_Aim of the task_
Reproduce, character for character, the lines below from the first through the one with "TICK_YEARS = list(range(1990, 2051, 2))". Leave pictures out.

_Source data_
-- start --
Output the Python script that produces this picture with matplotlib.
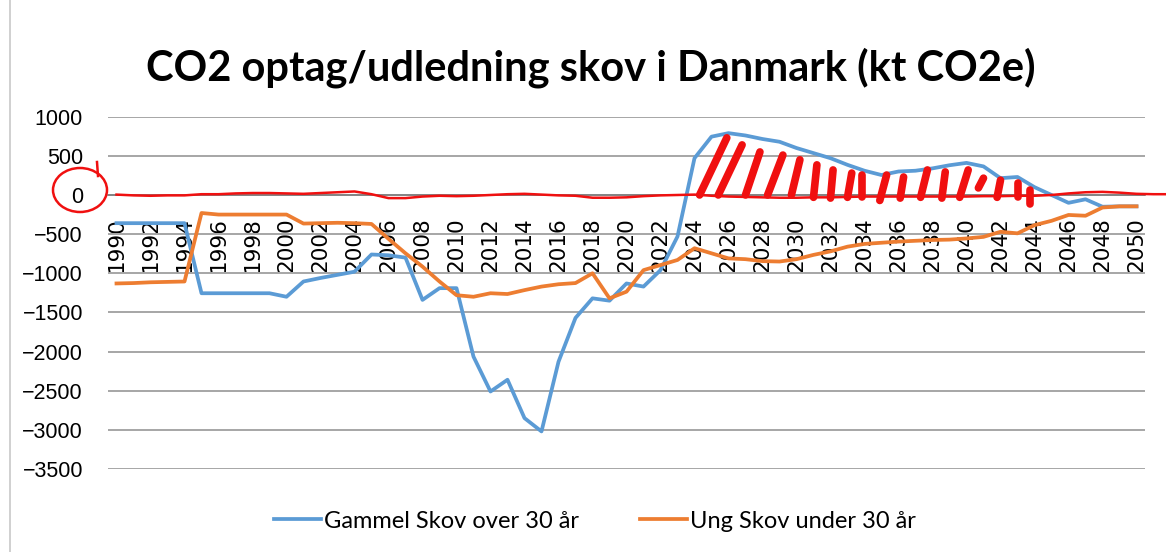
import matplotlib
matplotlib.use("Agg")
import matplotlib.pyplot as plt
from matplotlib.lines import Line2D
from matplotlib.patches import Ellipse

YEARS = list(range(1990, 2051))
TICK_YEARS = list(range(1990, 2051, 2))

GAMMEL = [
    -360, -360, -360, -360, -360, -1255, -1255, -1255, -1255, -1255,
    -1300, -1105, -1060, -1020, -980, -760, -770, -800, -1340, -1190,
    -1190, -2065, -2510, -2360, -2850, -3020, -2130, -1570, -1320, -1350,
    -1130, -1170, -960, -530, 470, 745, 790, 760, 715, 680,
    600, 535, 470, 385, 310, 255, 300, 310, 340, 380,
    410, 365, 215, 230, 100, 0, -100, -55, -150, -145,
    -145,
]
UNG = [
    -1130, -1125, -1115, -1110, -1105, -230, -250, -250, -250, -250,
    -250, -365, -360, -355, -360, -370, -560, -745, -915, -1105,
    -1280, -1300, -1255, -1265, -1215, -1170, -1140, -1125, -1000, -1320,
    -1235, -960, -895, -830, -680, -745, -810, -820, -845, -850,
    -820, -765, -720, -660, -625, -610, -595, -585, -575, -570,
    -555, -535, -470, -490, -385, -330, -255, -265, -160, -145,
    -145,
]
LABELS = ["Gammel Skov over 30 år", "Ung Skov under 30 år"]
TITLE = "CO2 optag/udledning skov i Danmark (kt CO2e)"

# hand drawn red markings on top of the chart
RED_X = list(range(1990, 2053))
RED_Y = [
    5, -5, -10, -5, -5, 10, 10, 20, 25, 25,
    20, 15, 25, 35, 45, 10, -40, -40, -20, -10,
    -15, -10, 0, 10, 15, 5, -5, -10, -35, -35,
    -30, -15, -5, 0, 5, -10, -20, -25, -30, -35,
    -35, -30, -30, -25, -20, -20, -20, -20, -20, -20,
    -20, -15, -15, -10, -10, 0, 20, 35, 40, 30,
    15, 10, 10,
]
HATCH_X0 = [2024.3, 2025.4, 2027.0, 2028.3, 2029.7, 2031.0, 2032.0, 2033.0, 2033.85,
            2034.9, 2036.1, 2037.3, 2038.55, 2039.6, 2040.7, 2041.8, 2043.0, 2043.75]
HATCH_Y0 = [0, 0, 0, 0, 0, -30, -40, -30, -30, -70, -40, -30, -40, -30, 90, -30, -30, -110]
HATCH_X1 = [2025.9, 2026.8, 2027.85, 2029.2, 2030.2, 2031.2, 2032.15, 2033.25, 2033.85,
            2035.3, 2036.3, 2037.7, 2038.75, 2040.1, 2041.0, 2042.0, 2043.0, 2043.75]
HATCH_Y1 = [730, 640, 550, 510, 450, 385, 320, 280, 255, 255, 230, 320, 295, 320, 215, 190, 155, 65]

BLUE = "#5B9BD5"
ORANGE = "#ED7D31"
RED = "#F01010"
GRID = "#A6A6A6"

fig = plt.figure(figsize=(11.66, 5.52), dpi=100)
ax = fig.add_axes([108 / 1166, 1 - 469 / 552, 1037 / 1166, 352.3 / 552])

ax.plot(YEARS, GAMMEL, color=BLUE, lw=2.7, label=LABELS[0], zorder=3)
ax.plot(YEARS, UNG, color=ORANGE, lw=2.7, label=LABELS[1], zorder=3)

ax.set_xlim(1989.5, 2050.5)
ax.set_ylim(-3500, 1000)
ax.set_yticks(range(-3500, 1001, 500))
ax.set_xticks(TICK_YEARS)
ax.set_xticklabels([str(y) for y in TICK_YEARS])
ax.tick_params(axis="x", length=0, pad=16, labelrotation=90, labelsize=15.5)
ax.tick_params(axis="y", length=0, pad=18, labelsize=15.5)
for lab in ax.get_xticklabels() + ax.get_yticklabels():
    lab.set_family("Liberation Sans")

for s in ["top", "right", "left"]:
    ax.spines[s].set_visible(False)
ax.spines["bottom"].set_position(("data", 0))
ax.spines["bottom"].set_color("#7F7F7F")
ax.spines["bottom"].set_linewidth(1.2)
ax.yaxis.grid(True, color=GRID, lw=1.4)
ax.set_axisbelow(True)

# red markings
ax.plot(RED_X, RED_Y, color=RED, lw=1.8, clip_on=False, zorder=4)
for x0, y0, x1, y1 in zip(HATCH_X0, HATCH_Y0, HATCH_X1, HATCH_Y1):
    ax.plot([x0, x1], [y0, y1], color=RED, lw=5.5, solid_capstyle="round", zorder=4)
fig.add_artist(Ellipse((80 / 1166, 1 - 190 / 552), 54 / 1166, 44 / 552,
                       transform=fig.transFigure, fill=False, edgecolor=RED, lw=1.8))
fig.add_artist(Line2D([98 / 1166, 97 / 1166], [1 - 176 / 552, 1 - 162 / 552],
                      transform=fig.transFigure, color=RED, lw=1.8))

# chart frame line on the left
fig.add_artist(Line2D([10 / 1166, 10 / 1166], [0, 1], transform=fig.transFigure,
                      color="#C8C8C8", lw=1.2))

fig.text(0.507, 1 - 68 / 552, TITLE, ha="center", va="center",
         family="Lato", fontweight="bold", fontsize=30)
fig.legend(loc="center", bbox_to_anchor=(0.51, 1 - 521 / 552), ncol=2, frameon=False,
           prop={"family": "Lato", "size": 17}, handlelength=2.0, columnspacing=2.6,
           handletextpad=0.1)

fig.savefig("out.png", dpi=100)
-- end --
_Response to this exercise_
Output the Python script that produces this picture with matplotlib.
import matplotlib
matplotlib.use("Agg")
import matplotlib.pyplot as plt
from matplotlib.lines import Line2D
from matplotlib.patches import Ellipse

YEARS = list(range(1990, 2051))
TICK_YEARS = list(range(1990, 2051, 2))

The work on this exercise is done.